Wojna handlowa USA – Chiny i kłopoty fabryk pamięci komputerowych
Zabraknie pamięci
Wskutek rywalizacji handlowej między USA a Chinami inwestycje producentów pamięci komputerowych w Państwie Środka nie będą dostatecznie konkurencyjne w porównaniu z fabrykami w innych krajach.
Przyczyną tej sytuacji jest niechęć Stanów Zjednoczonych do eksportowania do Chin najnowszych technologii produkcji półprzewodników. Amerykańskie restrykcje dotyczą m.in. fabryki koreańskiego koncernu SK Hynix działającej w chińskim mieście Wuxi.
Aby produkować pamięci DRAM najnowszej generacji, zakład w Wuxi musi zastosować maszyny do litografii w skrajnym ultrafiolecie (EUV). Urządzenia te pracują z wykorzystaniem technologii, których USA nie chcą udostępnić Chinom. Amerykanie nie mogą wprawdzie zabronić producentom sprzedaży urządzeń do Chin, jednak administracja Donalda Trumpa podobno przekonała rząd holenderski, aby zablokował sprzedaż maszyn firmy ASML chińskiemu producentowi Semiconductor Manufacturing International Co. (SMIC). Niewykluczone, że podobny manewr z urządzeniami dla fabryki SK Hynix uda się administracji Bidena.

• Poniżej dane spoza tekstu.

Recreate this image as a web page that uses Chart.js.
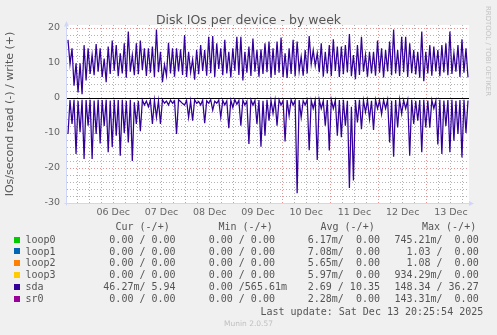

Fabryka w Wuxi potrzebuje nowych technologii EUV, aby wytwarzać zaawansowane pamięci DRAM DDR5 o dużej pojemności lub układy LPDDR5/LPDDR5X. Pozbawiona najnowocześniejszych urządzeń nie będzie w stanie skutecznie rywalizować z zakładami produkującymi układy DRAM w Korei Południowej i na Tajwanie. Podobne kłopoty może mieć Samsung, który także ma zakłady w Chinach.
Amerykańskie embargo dotknie jednak najbardziej chińskie firmy, które zostaną pozbawione najnowszych technologii EUV i przestaną być konkurencyjne w stosunku do zagranicznych podmiotów.
Doraźnie SK Hynix może produkować w Wuxi pamięci 3D NAND, ponieważ nie wymagają one stosowania litografii EUV. Jednak w przyszłości również ten typ chipów będzie wymagał użycia technologii EUV.
SK Hynix nie komentuje blokady eksportu maszyn EUV do fabryki w Chinach. Holenderski ASML oświadczył, że przestrzega regulacji dotyczących ograniczeń eksportu technologii do Chin. Jednocześnie ostrzegł, że zbyt restrykcyjne stosowanie blokad może zwiększyć problemy z dostawami półprzewodników i kłopoty z podażą chipów na całym świecie.